The consequences of market saturation can also affect existing tokens.

  • Price Dips: Abundance often leads to price drops. If too many similar assets are available, investors may opt for the more established options, leaving newer tokens floundering.
  • Loss of Trust: When investors lose faith in a token's potential, it can lead to a mass sell-off, creating a vicious cycle of decreasing value.
  • Regulatory Scrutiny: Regulatory bodies might step in when they're alerted to a saturation of tokens, impacting even well-intentioned projects.

Keeping an eye on market trends and understanding your target audience is crucial. A clear differentiator can help in avoiding the pitfalls of market saturation, ensuring your project remains relevant and valuable in a crowded landscape.

Future Trends in Minting

The landscape of cryptocurrency is in a constant state of evolution, with the notion of minting increasingly taking center stage in discussions surrounding digital assets. Understanding the future trends in minting is critical for investors and technologists alike, as it not only shapes the mechanisms of asset creation but also redefines the relationship between users and the assets themselves. This section aims to explore the innovative changes anticipated in minting technology and the potential regulatory shifts that may follow.

Innovations in Minting Technology

The pace of technological advancement in the realm of minting is nothing short of breathtaking. From improved algorithms to enhanced user interfaces, several innovations are on the horizon.

  • Layer 2 Solutions: These solutions, like the Lightning Network on Bitcoin and Optimistic Rollups for Ethereum, promise to alleviate congestion and maintain efficiency during high-volume minting periods. By leveraging off-chain transactions, these technologies could enhance the speed and cost-effectiveness of minting processes.
  • Interoperability Protocols: Upcoming protocols aimed at allowing different blockchain networks to communicate seamlessly are changing the game. With increased interoperability, minting across multiple networks might become as easy as pie, broadening the reach and utility of different tokens.
  • NFT Minting Platforms: As the market for non-fungible tokens expands, new platforms specific to minting NFTs are emerging. These will offer user-friendly interfaces, tailored tools for creators, and lower fees, making the minting process accessible to a broader range of creators, not just tech-savvy individuals.

These innovations are driven by the community's necessity for efficiency and user-friendliness. The clearer and smoother processes will encourage onboarding of more participants into the cryptocurrency market, fostering a richer ecosystem for digital assets.

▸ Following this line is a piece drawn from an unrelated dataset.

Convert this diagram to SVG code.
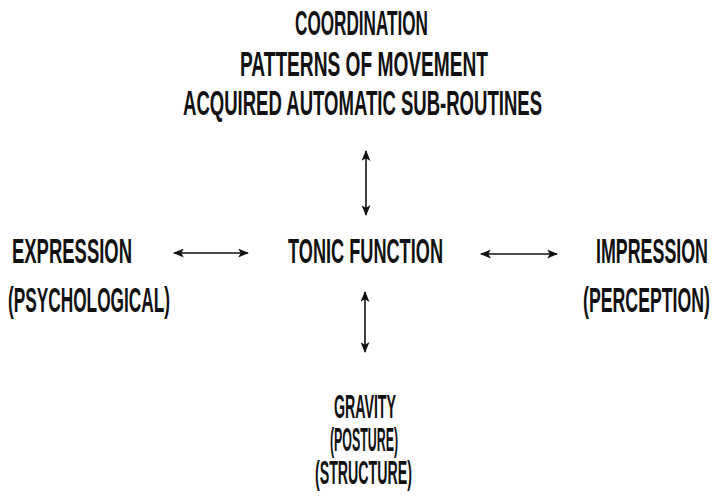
<svg xmlns="http://www.w3.org/2000/svg" width="713" height="498" viewBox="0 0 713 498">
<style>
text{font-family:"Liberation Sans",Arial,sans-serif;font-weight:bold;font-size:35px;fill:#111;}
.s{font-size:33px;}
.c{stroke:#111;stroke-width:1.6;fill:none;}
</style>
<defs>
<marker id="ah" viewBox="0 0 12 10" refX="11" refY="5" markerWidth="12" markerHeight="9" markerUnits="userSpaceOnUse" orient="auto-start-reverse">
<path d="M0,0 L12,5 L0,10 L3,5 Z" fill="#111"/>
</marker>
</defs>
<rect width="713" height="498" fill="#fff"/>
<g id="coordination">
<text x="295" y="35" textLength="133" lengthAdjust="spacingAndGlyphs">COORDINATION</text>
<text x="240" y="76" textLength="248" lengthAdjust="spacingAndGlyphs">PATTERNS OF MOVEMENT</text>
<text x="183" y="115" textLength="359" lengthAdjust="spacingAndGlyphs">ACQUIRED AUTOMATIC SUB-ROUTINES</text>
</g>
<g id="expression">
<text x="12" y="263" textLength="120" lengthAdjust="spacingAndGlyphs">EXPRESSION</text>
<text x="8" y="312" textLength="162" lengthAdjust="spacingAndGlyphs">(PSYCHOLOGICAL)</text>
</g>
<g id="tonic">
<text x="288" y="263" textLength="155" lengthAdjust="spacingAndGlyphs">TONIC FUNCTION</text>
</g>
<g id="impression">
<text x="596" y="263" textLength="112" lengthAdjust="spacingAndGlyphs">IMPRESSION</text>
<text x="583" y="312" textLength="127" lengthAdjust="spacingAndGlyphs">(PERCEPTION)</text>
</g>
<g id="gravity">
<text class="s" x="334" y="418" textLength="62" lengthAdjust="spacingAndGlyphs">GRAVITY</text>
<text class="s" x="330" y="451" textLength="68" lengthAdjust="spacingAndGlyphs">(POSTURE)</text>
<text class="s" x="315" y="484" textLength="97" lengthAdjust="spacingAndGlyphs">(STRUCTURE)</text>
</g>
<g id="connectors">
<line class="c" x1="366" y1="151" x2="366" y2="215" marker-start="url(#ah)" marker-end="url(#ah)"/>
<line class="c" x1="174" y1="253" x2="248" y2="253" marker-start="url(#ah)" marker-end="url(#ah)"/>
<line class="c" x1="481" y1="254" x2="557" y2="254" marker-start="url(#ah)" marker-end="url(#ah)"/>
<line class="c" x1="365" y1="292" x2="365" y2="352" marker-start="url(#ah)" marker-end="url(#ah)"/>
</g>
</svg>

Potential Regulatory Changes

As the market matures, so too will regulatory frameworks surrounding minting. Governments around the globe are increasingly recognizing the importance of establishing clear and robust legislation. Some possible regulatory changes include:

  • Token Classification: Regulators may begin to distinguish between various types of tokens more explicitly, resulting in varied compliance requirements depending on whether a token is classed as a utility, security, or other distinctions. This could significantly impact the minting process.
  • Consumer Protection Measures: Governments could impose regulations aimed at protecting users from fraudulent activities related to minting. This might include mandatory disclosures, reporting requirements, or penalties for non-compliance, aiming for greater transparency in the market.
  • Environmental Regulations: As concerns over the carbon footprint of blockchain technologies grow, especially with proof-of-work minting mechanisms, we may see more stringent regulations targeting energy consumption and sustainability within the minting process. This could promote a shift towards greener alternatives.

As the cryptocurrency environment shifts, both technological and regulatory changes will shape the dynamics of minting, prompting adaptation and innovation among users and developers alike.

Looking forward, such trends in minting hold significant implications for various stakeholders, including investors, developers, and users. Keeping abreast of these developments is crucial as they can influence investment strategies, technological implementations, and regulatory compliance in the ever-evolving crypto space.

The End: The Significance of Minting in Crypto

Minting holds a crucial position in the cryptocurrency ecosystem, acting as the backbone for the creation and distribution of new tokens. Without minting, the very concept of cryptocurrency would lose a significant part of its appeal and utility. The ability to generate digital assets empowers both individual creators and large organizations, allowing for innovative projects and diverse applications within blockchain technology.

Summation of Key Concepts

When we boil down the concept of minting, it can be said to encompass several key ideas:

  1. Creation of Digital Assets: Minting is fundamentally about the creation of cryptocurrencies or tokens, transforming digital code into assets that can have real-world value.
  2. Decentralized Control: Most minting processes leverage decentralized protocols to ensure fairness and transparency, allowing users to engage in a trustless environment.
  3. User Participation: As users mint new tokens, they often become part of larger ecosystems, contributing to community governance and decision-making processes. This involvement fosters a sense of ownership and responsibility.
  4. Market Dynamics: Minting directly influences the supply of tokens in circulation, which in turn affects their valuation and market behavior. High minting rates can lead to dilution, while controlled minting can create scarcity, impacting prices.

Final Thoughts on the Evolution of Minting

As the cryptocurrency landscape continues to evolve, so does the practice of minting. Not only is technology changing the way minting is conducted, but it's also influencing the types of tokens that can be minted. From NFTs representing unique digital items to utility tokens aimed at solving specific problems, the spectrum is broadening.

The introduction of new consensus mechanisms and environmental considerations is also reshaping traditional minting processes. For instance, Ethereum's transition to proof-of-stake diminishes the energy costs associated with minting while allowing participants to stake assets for rewards. Additionally, regulatory scrutiny is becoming more prevalent, inevitably influencing how minting is approached across various jurisdictions.

Minting is the process that transforms digital code into something that can hold intrinsic value, reflecting the ingenuity and aspirations of its creators.